Dec 21, 2014 at 3:46 PM Post #6 of 8
  Cause the driver is so much larger, I would expect. Since it's so massive, it can reproduce the lowest sounds more easily due to the amount of air it's moving. Most headphone drivers can move at really slow speeds, just they can't move as much air at that low speed so you can't hear it as well I guess. All speculative, but subwoofers tend to be much larger than just woofers, and it's because they need more air movement to get the lower bass notes, since they're larger waves. If you put a six inch woofer cone right up to your ear, you could probably hear a lot lower into the bass notes just cause it's right in your face instead of on the other side of a room. It can hit those notes, just can't push the air with the superiority of a twelve inch subwoofer.

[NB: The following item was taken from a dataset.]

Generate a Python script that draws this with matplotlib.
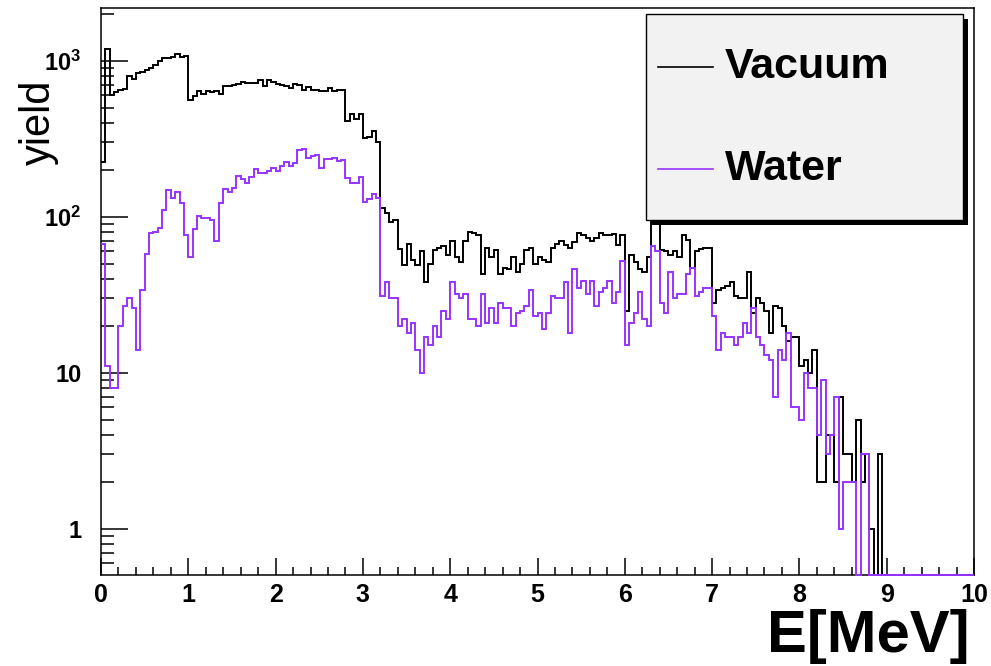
import numpy as np
import matplotlib
matplotlib.use("Agg")
import matplotlib.pyplot as plt
from matplotlib.patches import Rectangle
from matplotlib.lines import Line2D
from matplotlib.ticker import MultipleLocator, LogLocator, NullFormatter

plt.rcParams['font.family'] = ['Liberation Sans', 'DejaVu Sans']
plt.rcParams['mathtext.fontset'] = 'custom'
plt.rcParams['mathtext.rm'] = 'Liberation Sans'
plt.rcParams['mathtext.bf'] = 'Liberation Sans:bold'

# Histogram binning: 200 bins of 0.05 MeV between 0 and 10 MeV
E_MIN, E_MAX, N_BINS = 0.0, 10.0, 200

series_names = ["Vacuum", "Water"]
series_colors = ["#000000", "#9933ff"]

# Bin contents (counts per 0.05 MeV bin)
vacuum = [
    225, 1200, 608, 632, 648, 664, 801, 763, 841, 849,
    879, 901, 937, 995, 1045, 1045, 1060, 1113, 1060, 1076,
    559, 596, 642, 617, 642, 632, 642, 611, 691, 691,
    698, 716, 733, 722, 722, 722, 751, 688, 751, 733,
    716, 705, 688, 671, 716, 698, 654, 681, 654, 648,
    642, 642, 671, 642, 654, 654, 412, 459, 427, 459,
    318, 326, 354, 302, 114, 106, 93, 95, 62, 49,
    67, 53, 49, 60, 38, 50, 61, 63, 65, 57,
    70, 55, 51, 70, 80, 79, 77, 43, 63, 55,
    61, 43, 47, 46, 55, 44, 50, 61, 63, 50,
    55, 53, 51, 63, 67, 70, 66, 63, 69, 79,
    76, 73, 70, 73, 79, 77, 77, 78, 66, 76,
    25, 57, 51, 46, 44, 55, 130, 115, 61, 60,
    57, 60, 55, 76, 71, 47, 60, 62, 63, 63,
    28, 34, 35, 36, 38, 31, 30, 30, 44, 24,
    30, 28, 25, 18, 27, 26, 20, 16, 17, 17,
    11, 12, 10, 14, 2, 2, 4, 4, 2, 7,
    3, 3, 2, 5, 2, 3, 1, 0, 3, 0,
    0, 0, 0, 0, 0, 0, 0, 0, 0, 0,
    0, 0, 0, 0, 0, 0, 0, 0, 0, 0,
]

water = [
    67, 11, 8, 8, 20, 27, 30, 26, 14, 34,
    58, 79, 80, 85, 111, 148, 132, 145, 123, 76,
    55, 83, 101, 99, 99, 95, 70, 122, 150, 145,
    152, 182, 174, 166, 180, 202, 192, 192, 197, 206,
    197, 212, 225, 212, 223, 267, 271, 237, 245, 251,
    206, 234, 234, 240, 227, 231, 178, 166, 166, 180,
    125, 131, 141, 132, 31, 38, 30, 30, 20, 22,
    18, 21, 14, 10, 17, 15, 20, 17, 25, 22,
    38, 32, 30, 32, 22, 22, 20, 32, 21, 26,
    21, 28, 26, 26, 20, 24, 25, 27, 34, 23,
    24, 19, 24, 31, 30, 30, 38, 18, 46, 35,
    39, 32, 39, 27, 33, 35, 39, 28, 33, 52,
    15, 21, 24, 33, 22, 20, 65, 60, 28, 24,
    44, 30, 32, 32, 43, 47, 31, 33, 35, 35,
    23, 14, 18, 17, 17, 15, 17, 21, 18, 26,
    17, 15, 13, 12, 7, 14, 12, 18, 6, 6,
    5, 10, 8, 8, 4, 9, 3, 4, 7, 1,
    2, 2, 2, 0, 3, 3, 0, 0, 0, 0,
    0, 0, 0, 0, 0, 0, 0, 0, 0, 0,
    0, 0, 0, 0, 0, 0, 0, 0, 0, 0,
]

x_ticks = [0, 1, 2, 3, 4, 5, 6, 7, 8, 9, 10]
x_tick_labels = ["0", "1", "2", "3", "4", "5", "6", "7", "8", "9", "10"]
y_ticks = [1, 10, 100, 1000]
y_tick_labels = ["1", "10", r"$\mathbf{10^{2}}$", r"$\mathbf{10^{3}}$"]

x_title = "E[MeV]"
y_title = "yield"

W, H = 991, 666
fig = plt.figure(figsize=(W / 100, H / 100), dpi=100)
fig.patch.set_facecolor("white")


def fx(px):
    return px / W


def fy(py):
    return 1 - py / H


ax = fig.add_axes([fx(101), fy(575), (974 - 101) / W, (575 - 7.5) / H])

y_lo, y_hi = 0.505, 2200
edges = np.linspace(E_MIN, E_MAX, N_BINS + 1)

# empty bins sit on the lower frame edge on the log scale
for vals, color in zip([vacuum, water], series_colors):
    v = np.asarray(vals, dtype=float)
    v = np.where(v > 0, v, y_lo)
    ax.stairs(v, edges, baseline=None, color=color, lw=1.4,
              zorder=3, clip_on=False)

ax.set_xlim(E_MIN, E_MAX)
ax.set_yscale("log")
ax.set_ylim(y_lo, y_hi)

ax.set_xticks(x_ticks)
ax.set_xticklabels(x_tick_labels, fontweight="bold")
ax.xaxis.set_minor_locator(MultipleLocator(0.2))
ax.set_yticks(y_ticks)
ax.set_yticklabels(y_tick_labels, fontweight="bold")
ax.yaxis.set_minor_locator(LogLocator(base=10, subs=np.arange(2, 10), numticks=20))
ax.yaxis.set_minor_formatter(NullFormatter())

ax.tick_params(axis="x", which="major", direction="in", length=12.2, width=1.1,
               labelsize=18, pad=5.5)
ax.tick_params(axis="x", which="minor", direction="in", length=5.5, width=1.1)
ax.tick_params(axis="y", which="major", direction="in", length=19.4, width=1.1,
               labelsize=17, pad=14)
ax.tick_params(axis="y", which="minor", direction="in", length=9.4, width=1.1)
for s in ax.spines.values():
    s.set_linewidth(1.1)

fig.text(fx(39), fy(122), y_title, rotation=90, ha="center", va="center",
         fontsize=30)
fig.text(fx(970), fy(637), x_title, ha="right", va="center",
         fontsize=43, fontweight="bold")

# Legend box with drop shadow
lx0, ly0, lx1, ly1 = 646, 14, 963, 220
shadow = Rectangle((fx(lx0 + 5), fy(ly1 + 5)), (lx1 - lx0) / W, (ly1 - ly0) / H,
                   transform=fig.transFigure, facecolor="black",
                   edgecolor="none", zorder=5)
box = Rectangle((fx(lx0), fy(ly1)), (lx1 - lx0) / W, (ly1 - ly0) / H,
                transform=fig.transFigure, facecolor="#f2f2f2",
                edgecolor="black", lw=1.0, zorder=6)
fig.add_artist(shadow)
fig.add_artist(box)
for name, color, yrow in zip(series_names, series_colors, [67, 169]):
    fig.add_artist(Line2D([fx(658), fx(713)], [fy(yrow), fy(yrow)],
                          transform=fig.transFigure, color=color, lw=1.2,
                          zorder=7))
    fig.text(fx(725), fy(yrow), name, ha="left", va="center",
             fontsize=31, fontweight="bold", zorder=7)

fig.savefig("out.png", dpi=100)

You should check out FR of iems.  Flatter in the bass region than the rounded roll-off on dynamics.  Full sized dynamics and planars have roll-off at the very low frequency to some degree.
 
I thought the SE846's filter was quite interesting.  The FR inclines upward as you go low with good sub bass.
 
"Without the ability to add active circuitry, Shure had to resort to the most mechanical of filters. By welding 10 stainless steel plates together, Shure is able to carve out a four-inch long tunnel attached to the output of the low frequency driver. This essentially traps the shorter wavelengths of the unwanted mid-range frequencies and starts to rolloff the low end response above 75Hz, giving you plenty of bass and clear mid range."
 

 
Dec 21, 2014 at 3:59 PM Post #7 of 8
  You should check out FR of iems.  Flatter in the bass region than the rounded roll-off on dynamics.  Full sized dynamics and planars have roll-off at the very low frequency to some degree.
 
I thought the SE846's filter was quite interesting.  The FR inclines upward as you go low with good sub bass.
 
"Without the ability to add active circuitry, Shure had to resort to the most mechanical of filters. By welding 10 stainless steel plates together, Shure is able to carve out a four-inch long tunnel attached to the output of the low frequency driver. This essentially traps the shorter wavelengths of the unwanted mid-range frequencies and starts to rolloff the low end response above 75Hz, giving you plenty of bass and clear mid range."
 

The drivers are so small, and only need to move a tiny amount of air when they're inside your ear canal, so it's just common sense to me that well built IEMs can have a very solid bass response. However, I tend to like full size headphones over IEMs, unless I'm on the go. :p 
 
Dec 21, 2014 at 4:02 PM Post #8 of 8
  So the fact that planar magnetic headphones are so flat in the bass to lower mids because the driver is so big, and that creates "a wall of sound" which doesnt have a cone-like sound wave, while the dynamic driver sound waves are more cone like, thats why the mid bass are so apparant?


not really. obviously having bigger driver makes the job easier for bass, but that has nothing to do with the kind of driver, it's just a physical reality.
  now as far as techs are involved, planar actually struggles more than dynamic to go loud in the sub bass region. they need big ass power to do so.